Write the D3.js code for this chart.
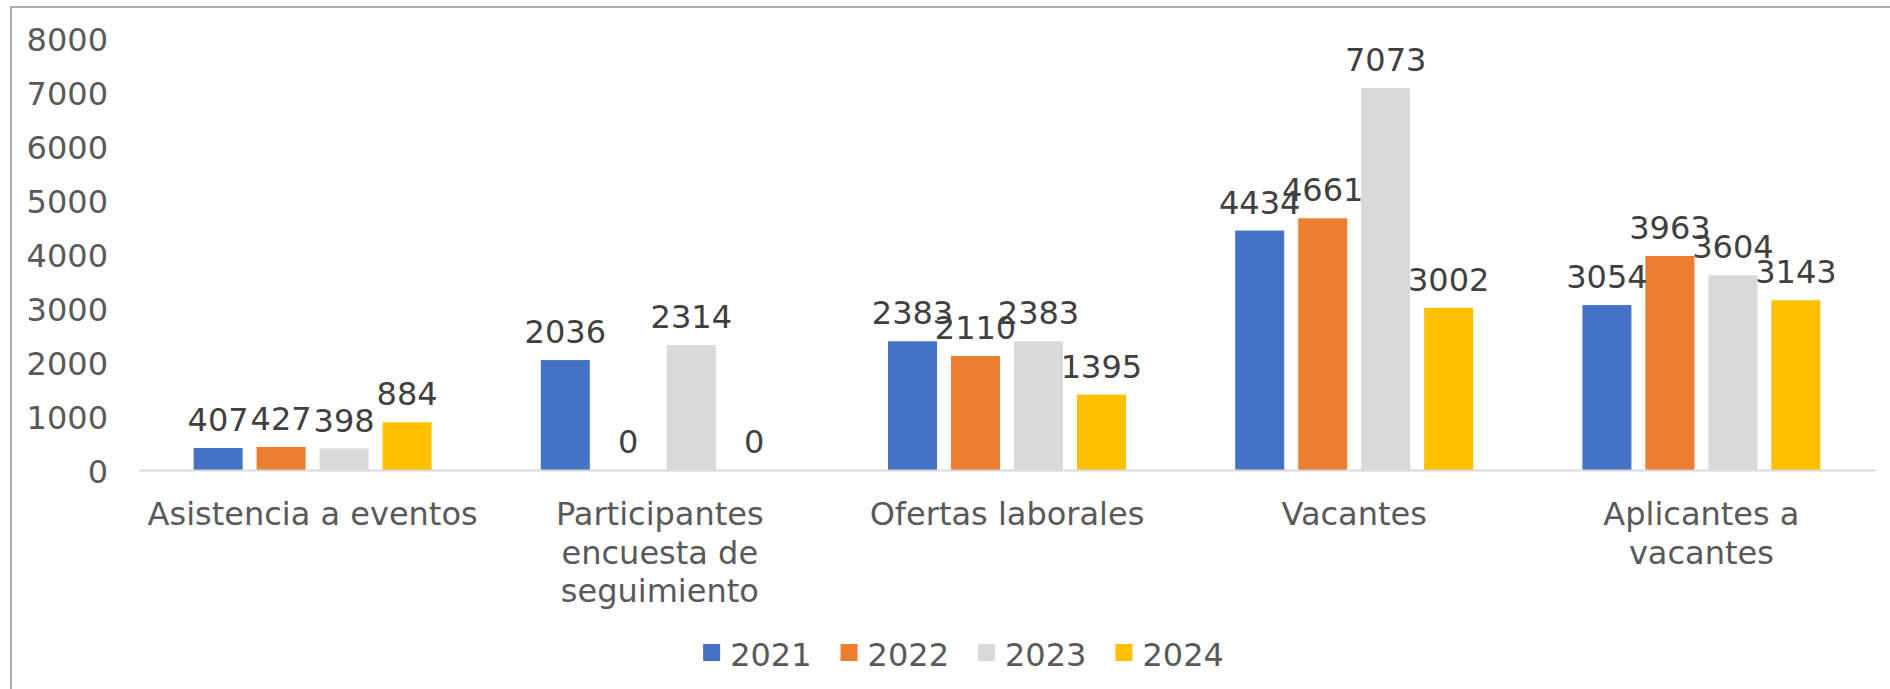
<!DOCTYPE html>
<html>
<head>
<meta charset="utf-8">
<script src="https://cdn.jsdelivr.net/npm/d3@7"></script>
<style>
  html, body { margin: 0; padding: 0; background: #fff; }
  svg { display: block; font-family: "DejaVu Sans", Verdana, sans-serif; }
</style>
</head>
<body>
<svg id="chart" width="1890" height="689"></svg>
<script>
const categories = ["Asistencia a eventos", "Participantes encuesta de seguimiento", "Ofertas laborales", "Vacantes", "Aplicantes a vacantes"];
const years = ["2021", "2022", "2023", "2024"];
const values2021 = [407, 2036, 2383, 4434, 3054];
const values2022 = [427, 0, 2110, 4661, 3963];
const values2023 = [398, 2314, 2383, 7073, 3604];
const values2024 = [884, 0, 1395, 3002, 3143];
const yTicks = [0, 1000, 2000, 3000, 4000, 5000, 6000, 7000, 8000];
const colors = ["#4472C4", "#ED7D31", "#D9D9D9", "#FFC000"];

const seriesValues = [values2021, values2022, values2023, values2024];

const svg = d3.select("#chart");
const W = 1890, H = 689;
const plot = { left: 139, right: 1875, top: 38, bottom: 470 };
const FS = 32;

// chart border
svg.append("rect")
  .attr("x", 11).attr("y", 7)
  .attr("width", W + 20).attr("height", H + 20)
  .attr("fill", "#fff").attr("stroke", "#ADADAD").attr("stroke-width", 2);

const x0 = d3.scaleBand().domain(categories).range([plot.left, plot.right]).paddingInner(0).paddingOuter(0);
const x1 = d3.scaleBand().domain(years).range([0, x0.bandwidth()]).paddingInner(0.222).paddingOuter(0.867);
const y = d3.scaleLinear().domain([0, 8000]).range([plot.bottom, plot.top]);
const color = d3.scaleOrdinal().domain(years).range(colors);

// y axis labels
const yAxis = d3.axisLeft(y).tickValues(yTicks).tickSize(0).tickPadding(0).tickFormat(d3.format("d"));
const gy = svg.append("g").attr("transform", "translate(108,0)").call(yAxis);
gy.select(".domain").remove();
gy.selectAll("text")
  .attr("fill", "#595959")
  .style("font-size", FS + "px")
  .style("font-family", "'DejaVu Sans', Verdana, sans-serif")
  .attr("dy", "0.39em");

// bars
const groups = svg.append("g").selectAll("g")
  .data(categories)
  .join("g")
  .attr("transform", d => `translate(${x0(d)},0)`);

groups.selectAll("rect")
  .data((c, ci) => years.map((yr, si) => ({ yr, v: seriesValues[si][ci] })))
  .join("rect")
  .attr("x", d => x1(d.yr))
  .attr("y", d => y(d.v))
  .attr("width", x1.bandwidth())
  .attr("height", d => y(0) - y(d.v))
  .attr("fill", d => color(d.yr));

// x axis
const xAxis = d3.axisBottom(x0).tickSize(0).tickPadding(0);
const gx = svg.append("g").attr("transform", `translate(0,${plot.bottom})`).call(xAxis);
gx.select(".domain").attr("stroke", "#D9D9D9").attr("stroke-width", 2);
gx.selectAll("text")
  .attr("fill", "#595959")
  .style("font-size", FS + "px")
  .style("font-family", "'DejaVu Sans', Verdana, sans-serif")
  .attr("y", 55).attr("dy", 0)
  .each(function(d) {
    const t = d3.select(this);
    const words = d.split(" ");
    const maxW = x0.bandwidth() - 4;
    t.text(null);
    let line = [];
    let lineNo = 0;
    let tspan = t.append("tspan").attr("x", 0).attr("y", 55);
    words.forEach(w => {
      line.push(w);
      tspan.text(line.join(" "));
      if (tspan.node().getComputedTextLength() > maxW && line.length > 1) {
        line.pop();
        tspan.text(line.join(" "));
        line = [w];
        lineNo++;
        tspan = t.append("tspan").attr("x", 0).attr("y", 55 + lineNo * 38.5).text(w);
      }
    });
  });

// data labels
groups.selectAll("text.lbl")
  .data((c, ci) => years.map((yr, si) => ({ yr, v: seriesValues[si][ci] })))
  .join("text")
  .attr("class", "lbl")
  .attr("x", d => x1(d.yr) + x1.bandwidth() / 2)
  .attr("y", d => y(d.v) - 17)
  .attr("text-anchor", "middle")
  .attr("fill", "#404040")
  .style("font-size", FS + "px")
  .text(d => d.v);

// legend
const legend = svg.append("g");
const items = legend.selectAll("g").data(years).join("g");
items.append("rect").attr("width", 17).attr("height", 17).attr("y", 644).attr("fill", d => color(d));
items.append("text").attr("x", 27).attr("y", 666)
  .attr("fill", "#595959").style("font-size", FS + "px").text(d => d);
let widths = [];
items.each(function() {
  widths.push(27 + d3.select(this).select("text").node().getComputedTextLength());
});
const gap = 29;
const total = d3.sum(widths) + gap * (widths.length - 1);
let cx = 963.5 - total / 2;
items.each(function(d, i) {
  d3.select(this).attr("transform", `translate(${cx},0)`);
  cx += widths[i] + gap;
});
</script>
</body>
</html>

▸ REQUIREMENT:
Make an exact copy of the lines from the top of the material through the line with "const FS = 32;", pictures excluded.

▸ TASK ANSWER:
Write the D3.js code for this chart.
<!DOCTYPE html>
<html>
<head>
<meta charset="utf-8">
<script src="https://cdn.jsdelivr.net/npm/d3@7"></script>
<style>
  html, body { margin: 0; padding: 0; background: #fff; }
  svg { display: block; font-family: "DejaVu Sans", Verdana, sans-serif; }
</style>
</head>
<body>
<svg id="chart" width="1890" height="689"></svg>
<script>
const categories = ["Asistencia a eventos", "Participantes encuesta de seguimiento", "Ofertas laborales", "Vacantes", "Aplicantes a vacantes"];
const years = ["2021", "2022", "2023", "2024"];
const values2021 = [407, 2036, 2383, 4434, 3054];
const values2022 = [427, 0, 2110, 4661, 3963];
const values2023 = [398, 2314, 2383, 7073, 3604];
const values2024 = [884, 0, 1395, 3002, 3143];
const yTicks = [0, 1000, 2000, 3000, 4000, 5000, 6000, 7000, 8000];
const colors = ["#4472C4", "#ED7D31", "#D9D9D9", "#FFC000"];

const seriesValues = [values2021, values2022, values2023, values2024];

const svg = d3.select("#chart");
const W = 1890, H = 689;
const plot = { left: 139, right: 1875, top: 38, bottom: 470 };
const FS = 32;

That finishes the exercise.